ブラジルの貧者に聖職を捧げたカサルダリガ司教が死去

  伯アマゾニア南部のマトグロッソ州(サンフェリックス・ド)アラグアイアで半生を過ごし、貧者や先住民族のために闘い「人民の司教」と呼ばれたペドロ・カサルダリガ司教(92)が8月8日、入院していたサンパウロの病院で呼吸疾患により死去した。

 カサルダリガは1928年、西国カタルーニャ州に生まれ、45年クラレト修道会に入る。68年布教のためアラグアイアに行き、同地に留まることを決意。ローマ教皇庁から70年に司教に任命された。

 71年、『大土地所有制および社会的疎外との闘いにおけるアマゾニアの一教会』という文書を発表。ブラジルの土地問題についての歴史的重要文書として今も評価されている。司教は「土地無し農民運動」(MST)を積極的に支援した。82年には著書『新しい人間の風貌』を刊行した。

 85年には、レーガン米政権に内戦を仕掛けられていたサンディ二スタ革命体制のニカラグアを訪問。
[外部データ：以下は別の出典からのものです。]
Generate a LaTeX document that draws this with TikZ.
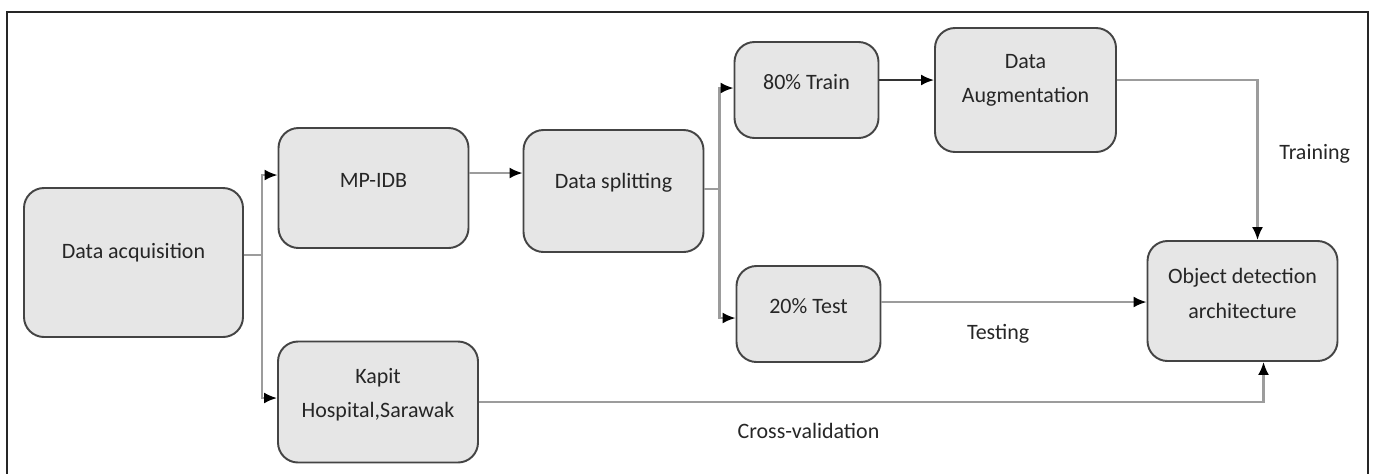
\documentclass[tikz,border=0pt]{standalone}
\usepackage{fontspec}
\setmainfont{Carlito}
\usepackage{tikz}
\usetikzlibrary{arrows.meta}

\definecolor{boxfill}{HTML}{E6E6E6}
\definecolor{boxline}{HTML}{444444}
\definecolor{wire}{HTML}{9C9C9C}

\begin{document}
\begin{tikzpicture}[node distance=4.8cm]
	\tikzstyle{box} = [rectangle, rounded corners=0.4cm, draw=boxline, 
	line width=1.1pt, fill=boxfill]
	\tikzstyle{txt} = [text=black!85, align=center, font=\fontsize{12.5}{19.5}\selectfont]
	\tikzstyle{lbl} = [text=black!85, font=\fontsize{12.5}{19.5}\selectfont]
	\tikzstyle{arrow} = [line width=1.2pt, draw=wire, 
	-{Latex[length=2.6mm, width=2.2mm, color=black]}]
	\useasboundingbox (0,0) rectangle (27.46,-9.46);
	\draw [line width=1.2pt, black!85] (0.14,-9.8) -- (0.14,-0.24) -- (27.36,-0.24) -- (27.36,-9.8);
	% boxes
	\node (acq) [box, minimum width=4.38cm, minimum height=2.98cm] at (2.67,-5.25) {};
	\node (mpidb) [box, minimum width=3.8cm, minimum height=2.4cm, right of=acq, yshift=1.49cm] {};
	\node (split) [box, minimum width=3.6cm, minimum height=2.44cm, right of=mpidb, yshift=-0.06cm] {};
	\node (train) [box, minimum width=2.88cm, minimum height=1.92cm, right of=split, xshift=-0.94cm, yshift=2.02cm] {};
	\node (test) [box, minimum width=2.88cm, minimum height=1.92cm, right of=split, xshift=-0.9cm, yshift=-2.46cm] {};
	\node (aug) [box, minimum width=3.62cm, minimum height=2.48cm, right of=train, xshift=-0.42cm] {};
	\node (obj) [box, minimum width=3.8cm, minimum height=2.4cm, right of=aug, xshift=-0.46cm, yshift=-4.22cm] {};
	\node (kapit) [box, minimum width=4cm, minimum height=2.42cm, below of=mpidb, xshift=0.09cm, yshift=0.52cm] {};
	% texts
	\node (acqTxt) [txt, above of=acq, node distance=0.19cm] {Data acquisition};
	\node (mpidbTxt) [txt, above of=mpidb, node distance=0.16cm] {MP-IDB};
	\node (splitTxt) [txt, above of=split, node distance=0.16cm] {Data splitting};
	\node (trainTxt) [txt, above of=train, node distance=0.16cm] {80\% Train};
	\node (testTxt) [txt, above of=test, node distance=0.16cm] {20\% Test};
	\node (augTxt) [txt, above of=aug, node distance=0.2cm] {Data\\Augmentation};
	\node (objTxt) [txt, above of=obj, node distance=0.15cm] {Object detection\\architecture};
	\node (kapitTxt) [txt, above of=kapit, node distance=0.14cm] {Kapit\\Hospital,Sarawak};
	% connectors
	\draw [arrow] ([yshift=0.15cm]acq.east) -- ++(0.36,0) |- ([yshift=0.26cm]mpidb.west);
	\draw [arrow] ([yshift=0.15cm]acq.east) -- ++(0.36,0) |- ([yshift=0.08cm]kapit.west);
	\draw [arrow] ([yshift=0.3cm]mpidb.east) -- ([yshift=0.3cm]mpidb.east -| split.west);
	\draw [arrow] ([yshift=0.04cm]split.east) -- ++(0.3,0) |- ([yshift=0.04cm]train.west);
	\draw [arrow] ([yshift=0.04cm]split.east) -- ++(0.3,0) |- ([yshift=-0.08cm]test.west);
	\draw [arrow, draw=black!80] ([yshift=0.2cm]train.east) -- ([yshift=0.2cm]train.east -| aug.west);
	\draw [arrow] ([yshift=0.2cm]aug.east) -| ([xshift=0.3cm]obj.north)
		node (trainLbl) [lbl, right, pos=0.73, xshift=0.3cm] {Training};
	\draw [arrow] ([yshift=0.24cm]test.east) -- ([yshift=0.24cm]test.east -| obj.west)
		node (testLbl) [lbl, below, pos=0.44, yshift=-0.3cm] {Testing};
	\draw [arrow] (kapit.east) -| ([xshift=0.42cm]obj.south)
		node (crossLbl) [lbl, below, pos=0.21, yshift=-0.28cm] {Cross-validation};
\end{tikzpicture}
\end{document}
墨チアパス州で94年に起きたサパティスタ民族解放軍(EZLN)の武装蜂起を支持。90年代に『キューバ全体的革命への愛の宣言』も発表した。

 「解放の神学」の実践者だったが、「マルクス主義傾斜」と見なされ、88年にはヨハネ=パウロ2世教皇からヴァティカンに呼ばれ、喚問された。

 司教は風土病マラリアに8回もかかり、75歳だった2003年にはパーキンソン病を患う。定年でもあり、ヴァティカンに引退を申し出たが、その後も司教的立場で活動を続けた。

 だがパーキンソン病に起因する呼吸疾患で肺を痛め、さる8月4日からサンパウロの病院に入院していた。死の報を受け、ラ米司教会議やラ米各国教会組織は哀悼の意を表した。

 司教の遺体は、ニカラグア訪問時に贈られたマントで覆われた。また伯先住民が作った十字架が首に懸けられた。遺体は、故人が司教人生をかけたアラグアイアに埋葬される。